Mobile broadband with HSPA continues to evolve. In a world with a continuous demand for faster speed, industry leaders are keen to upgrade networks in order to give consumers an even better experience. Australian operator, Telstra was amongst leading operators who were in attendance when Ericsson demonstrated its latest mobile broadband technology, HSPA Evolution with 42Mbps, near Stockholm, Sweden.
It was the first time in the world such speeds was achieved on commercially-available products. Until now, consumers have seen network speeds of 28Mbps at best.

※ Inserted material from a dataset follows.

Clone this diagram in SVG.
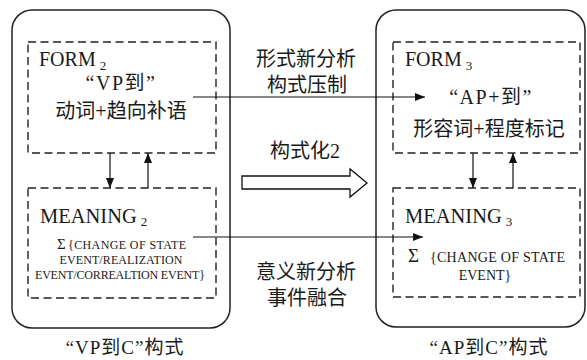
<svg xmlns="http://www.w3.org/2000/svg" width="587" height="360" viewBox="0 0 587 360">
<style>
.outer{fill:none;stroke:#222;stroke-width:1.5}
.inner{fill:none;stroke:#222;stroke-width:1.4;stroke-dasharray:8 4.5}
.t{font-family:"Liberation Serif","Noto Sans CJK SC",serif;fill:#1a1a1a}
.c{font-family:"Liberation Serif","Noto Sans CJK SC",serif;fill:#1a1a1a;text-anchor:middle}
.ln{stroke:#111;stroke-width:1.2;fill:none}
</style>
<defs>
<marker id="ah" viewBox="0 0 10 8" refX="10" refY="4" markerWidth="10" markerHeight="8" markerUnits="userSpaceOnUse" orient="auto">
<path d="M0,0 L10,4 L0,8 Z" fill="#111"/>
</marker>
</defs>
<rect width="587" height="360" fill="#fff"/>
<g id="vp-construction">
<rect class="outer" x="12" y="10" width="218" height="318" rx="20"/>
<text class="c" x="125" y="354" font-size="19" letter-spacing="1">“VP到C”构式</text>
</g>
<g id="form2">
<rect class="inner" x="28" y="42" width="188" height="111"/>
<text class="t" x="39" y="66" font-size="20">FORM<tspan font-size="13" dx="4" dy="4">2</tspan></text>
<text class="c" x="121" y="90" font-size="20" letter-spacing="1.5">“VP到”</text>
<text class="c" x="121" y="118" font-size="20">动词+趋向补语</text>
</g>
<g id="meaning2">
<rect class="inner" x="28" y="188" width="188" height="110"/>
<text class="t" x="40" y="223" font-size="20.5">MEANING<tspan font-size="13" dx="4" dy="3">2</tspan></text>
<text class="t" y="249"><tspan x="57" font-size="15">Σ</tspan><tspan x="68" font-size="12" textLength="118">{CHANGE OF STATE</tspan></text>
<text class="c" x="121" y="264" font-size="12" textLength="123">EVENT/REALIZATION</text>
<text class="c" x="120" y="279" font-size="12" textLength="170">EVENT/CORREALTION EVENT}</text>
</g>
<g id="ap-construction">
<rect class="outer" x="376" y="10" width="209" height="317" rx="20"/>
<text class="c" x="489" y="354" font-size="19" letter-spacing="1">“AP到C”构式</text>
</g>
<g id="form3">
<rect class="inner" x="393" y="42" width="187" height="111"/>
<text class="t" x="405" y="66" font-size="20">FORM<tspan font-size="13" dx="4" dy="4">3</tspan></text>
<text class="c" x="491" y="104" font-size="20" letter-spacing="1.5">“AP+到”</text>
<text class="c" x="489" y="136" font-size="20">形容词+程度标记</text>
</g>
<g id="meaning3">
<rect class="inner" x="393" y="188" width="187" height="109"/>
<text class="t" x="405" y="223" font-size="20.5">MEANING<tspan font-size="13" dx="4" dy="3">3</tspan></text>
<text class="t" y="262"><tspan x="408" font-size="19">Σ</tspan><tspan x="430" font-size="14" textLength="135">{CHANGE OF STATE</tspan></text>
<text class="c" x="485" y="280" font-size="14">EVENT}</text>
</g>
<g id="labels">
<text class="c" x="306" y="66" font-size="20">形式新分析</text>
<text class="c" x="307" y="92" font-size="20">构式压制</text>
<text class="c" x="305" y="158" font-size="20">构式化2</text>
<text class="c" x="306" y="279" font-size="20">意义新分析</text>
<text class="c" x="307" y="305" font-size="20">事件融合</text>
</g>
<g id="connectors">
<line class="ln" x1="193" y1="97" x2="425" y2="97" marker-end="url(#ah)"/>
<line class="ln" x1="193" y1="237" x2="423" y2="237" marker-end="url(#ah)"/>
<line class="ln" x1="110" y1="153" x2="110" y2="188" marker-end="url(#ah)"/>
<line class="ln" x1="148" y1="188" x2="148" y2="153" marker-end="url(#ah)"/>
<line class="ln" x1="473" y1="153" x2="473" y2="188" marker-end="url(#ah)"/>
<line class="ln" x1="513" y1="188" x2="513" y2="153" marker-end="url(#ah)"/>
<path d="M242,176 L350,176 L350,169 L367,183 L350,197 L350,189 L242,189 Z" fill="#fff" stroke="#111" stroke-width="1.3"/>
</g>
</svg>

Michael Rocca, acting Chief Operations Officer of Telstra says: "The Telstra Next G? network has already changed the way Australians live and work with its speed, capacity and coverage. What we are discovering with the HSPA Dual Carrier tests is a super fast mobile broadband solution that, once compatible devices are available, will deliver meaningful speed, capacity and efficiency improvements on the network."
Ulf Ewaldsson, Vice President and Head of Product Area Radio at Ericsson says: "Our studies show that consumers are thirsty for higher speed and choose operators that can offer the best performance for an attractive price. Our HSPA technology for 42Mbps is now available for deployment."
Faster speeds give consumers a real feeling of "instant access". The new dual carrier technology can be implemented with a software upgrade only and doubles the speed for users everywhere in the cell of the mobile network, even for users at the edge of the cell, where performance is generally lower. This will also increase the capacity and operators can deliver more gigabytes per base station, hence reducing the cost of delivering mobile broadband to consumers.
Commercially-available hardware and software was used with the first commercial chipset for 42Mbps dual carrier technology. The average consumer download speed achieved in the demo was a staggering 41.5Mbps.
42Mbps is the peak network downlink speed. Actual customer download speeds are less and can vary due to congestion, distance from the base station, local conditions, hardware, software and other factors.